Stored data >>
------------------------------------------------------------
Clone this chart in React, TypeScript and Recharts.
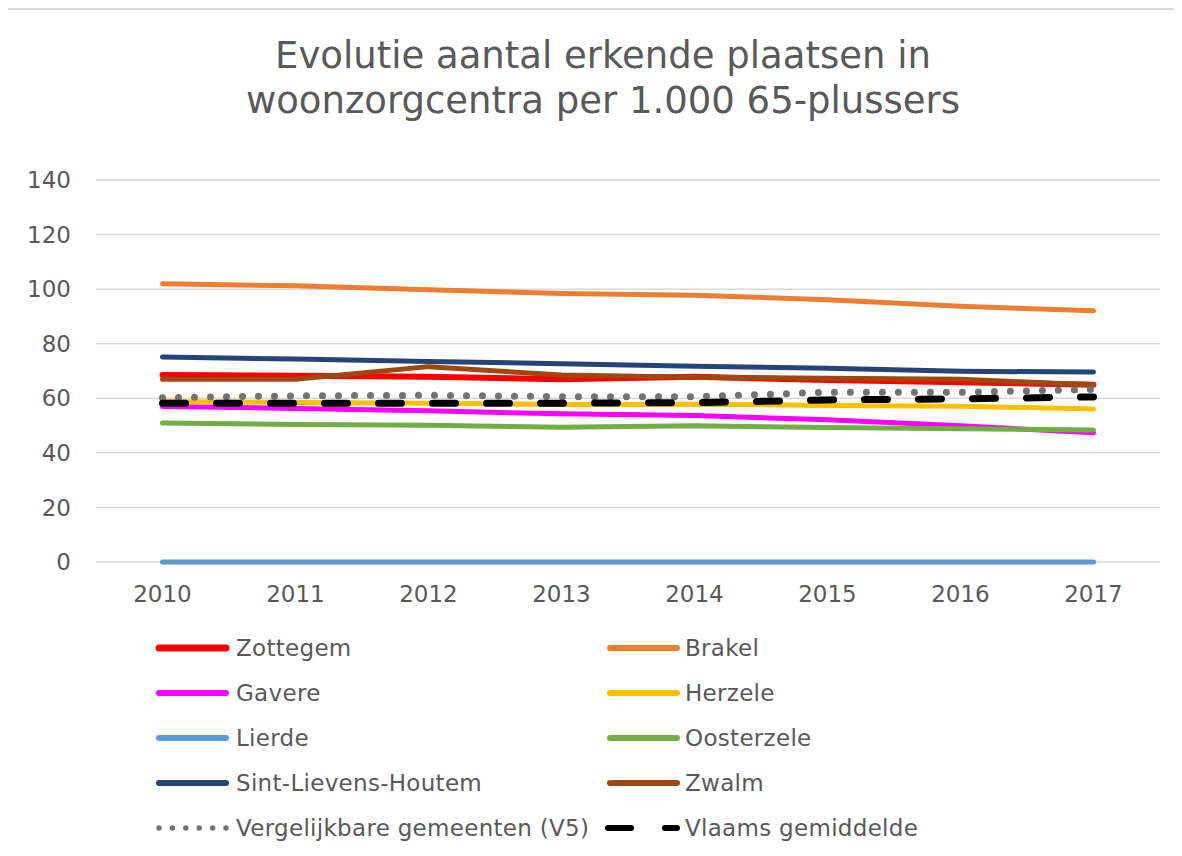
import { CartesianGrid, Line, LineChart, XAxis, YAxis } from "recharts";

const years = ["2010", "2011", "2012", "2013", "2014", "2015", "2016", "2017"];
const yTicks = [0, 20, 40, 60, 80, 100, 120, 140];

const zottegem = [68.5, 68.3, 67.9, 67.0, 67.9, 66.7, 65.9, 65.0];
const brakel = [102.0, 101.2, 99.8, 98.4, 97.8, 96.1, 93.7, 92.1];
const gavere = [57.0, 56.3, 55.4, 54.3, 53.7, 52.1, 49.9, 47.4];
const herzele = [58.8, 58.5, 58.2, 57.7, 57.8, 57.4, 57.1, 56.1];
const lierde = [0, 0, 0, 0, 0, 0, 0, 0];
const oosterzele = [50.9, 50.4, 50.1, 49.4, 49.9, 49.3, 48.8, 48.4];
const sintLievensHoutem = [75.1, 74.4, 73.5, 72.7, 71.7, 71.0, 69.9, 69.6];
const zwalm = [67.0, 67.0, 71.6, 68.5, 67.7, 67.3, 67.0, 64.9];
const vergelijkbaar = [60.2, 60.9, 61.1, 60.6, 60.6, 62.2, 62.2, 63.2];
const vlaams = [58.2, 58.2, 58.2, 58.2, 58.4, 59.4, 59.8, 60.5];

type Serie = {
  key: string;
  name: string;
  values: number[];
  color: string;
  width: number;
  dash?: string;
};

const series: Serie[] = [
  { key: "zottegem", name: "Zottegem", values: zottegem, color: "#FF0000", width: 6 },
  { key: "brakel", name: "Brakel", values: brakel, color: "#ED7D31", width: 5 },
  { key: "gavere", name: "Gavere", values: gavere, color: "#FF00FF", width: 5 },
  { key: "herzele", name: "Herzele", values: herzele, color: "#FFC000", width: 5 },
  { key: "lierde", name: "Lierde", values: lierde, color: "#5B9BD5", width: 5 },
  { key: "oosterzele", name: "Oosterzele", values: oosterzele, color: "#70AD47", width: 5 },
  { key: "slh", name: "Sint-Lievens-Houtem", values: sintLievensHoutem, color: "#264478", width: 5 },
  { key: "zwalm", name: "Zwalm", values: zwalm, color: "#9E480E", width: 5 },
  { key: "v5", name: "Vergelijkbare gemeenten (V5)", values: vergelijkbaar, color: "#767171", width: 7, dash: "0 16" },
  { key: "vlaams", name: "Vlaams gemiddelde", values: vlaams, color: "#000000", width: 7, dash: "23 31" },
];

const data = years.map((year, i) => {
  const row: Record<string, string | number> = { year };
  series.forEach((s) => {
    row[s.key] = s.values[i];
  });
  return row;
});

const FONT = "'DejaVu Sans', Verdana, sans-serif";
const TEXT = "#595959";

// legend icon: line drawn from x=9 to x=76 inside the svg
const LegendItem = ({ s, x, y, w }: { s: Serie; x: number; y: number; w: number }) => (
  <div style={{ position: "absolute", left: x, top: y - 16, height: 32, display: "flex", alignItems: "center" }}>
    <svg width={w} height={32} style={{ display: "block", flex: "none" }}>
      {s.key === "vlaams" ? (
        <line x1={7} y1={16} x2={76} y2={16} stroke={s.color} strokeWidth={6} strokeLinecap="round" strokeDasharray="23 34" />
      ) : s.key === "v5" ? (
        <line x1={9} y1={16} x2={76} y2={16} stroke={s.color} strokeWidth={5.5} strokeLinecap="round" strokeDasharray="0 13.4" />
      ) : (
        <line x1={9} y1={16} x2={76} y2={16} stroke={s.color} strokeWidth={s.width + 1} strokeLinecap="round" />
      )}
    </svg>
    <span style={{ fontFamily: FONT, fontSize: 23, letterSpacing: 0.3, color: TEXT, whiteSpace: "nowrap" }}>{s.name}</span>
  </div>
);

const App = () => {
  return (
    <div style={{ position: "relative", margin: -8, width: 1182, height: 856, overflow: "hidden", background: "#fff" }}>
      <div
        style={{
          position: "absolute",
          left: 3,
          top: 8,
          width: 1190,
          height: 860,
          border: "2px solid #d9d9d9",
          boxSizing: "border-box",
        }}
      />
      <div
        style={{
          position: "absolute",
          left: 3,
          top: 33,
          width: 1200,
          textAlign: "center",
          fontFamily: FONT,
          fontSize: 37,
          lineHeight: "45px",
          color: TEXT,
        }}
      >
        Evolutie aantal erkende plaatsen in
        <br />
        woonzorgcentra per 1.000 65-plussers
      </div>
      <div style={{ position: "absolute", left: 0, top: 0 }}>
        <LineChart width={1182} height={640} data={data} margin={{ top: 180, right: 22, bottom: 28, left: 0 }}>
          <CartesianGrid vertical={false} stroke="#d9d9d9" strokeWidth={1.5} />
          <XAxis
            dataKey="year"
            height={50}
            padding={{ left: 66.5, right: 66.5 }}
            axisLine={false}
            tickLine={false}
            tickMargin={18}
            tick={{ fill: TEXT, fontSize: 23, fontFamily: FONT }}
          />
          <YAxis
            width={96}
            domain={[0, 140]}
            ticks={yTicks}
            axisLine={false}
            tickLine={false}
            tickMargin={19}
            tick={{ fill: TEXT, fontSize: 23, fontFamily: FONT }}
          />
          {series.map((s) => (
            <Line
              key={s.key}
              dataKey={s.key}
              name={s.name}
              type="linear"
              stroke={s.color}
              strokeWidth={s.width}
              strokeDasharray={s.dash}
              strokeLinecap="round"
              strokeLinejoin="round"
              dot={false}
              activeDot={false}
              isAnimationActive={false}
            />
          ))}
        </LineChart>
      </div>
      {series.map((s, i) => (
        <LegendItem
          key={s.key}
          s={s}
          x={i % 2 === 0 ? 150 : 601}
          w={i % 2 === 0 ? 86 : 84}
          y={647.5 + Math.floor(i / 2) * 45}
        />
      ))}
    </div>
  );
};

export default App;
------------------------------------------------------------
The problem >>
Copy nothing but the lines from the first one in the listing through the line with "const yTicks = [0, 20, 40, 60, 80, 100, 120, 140];", and omit the pictures.

Response to the exercise >>
Clone this chart in React, TypeScript and Recharts.
import { CartesianGrid, Line, LineChart, XAxis, YAxis } from "recharts";

const years = ["2010", "2011", "2012", "2013", "2014", "2015", "2016", "2017"];
const yTicks = [0, 20, 40, 60, 80, 100, 120, 140];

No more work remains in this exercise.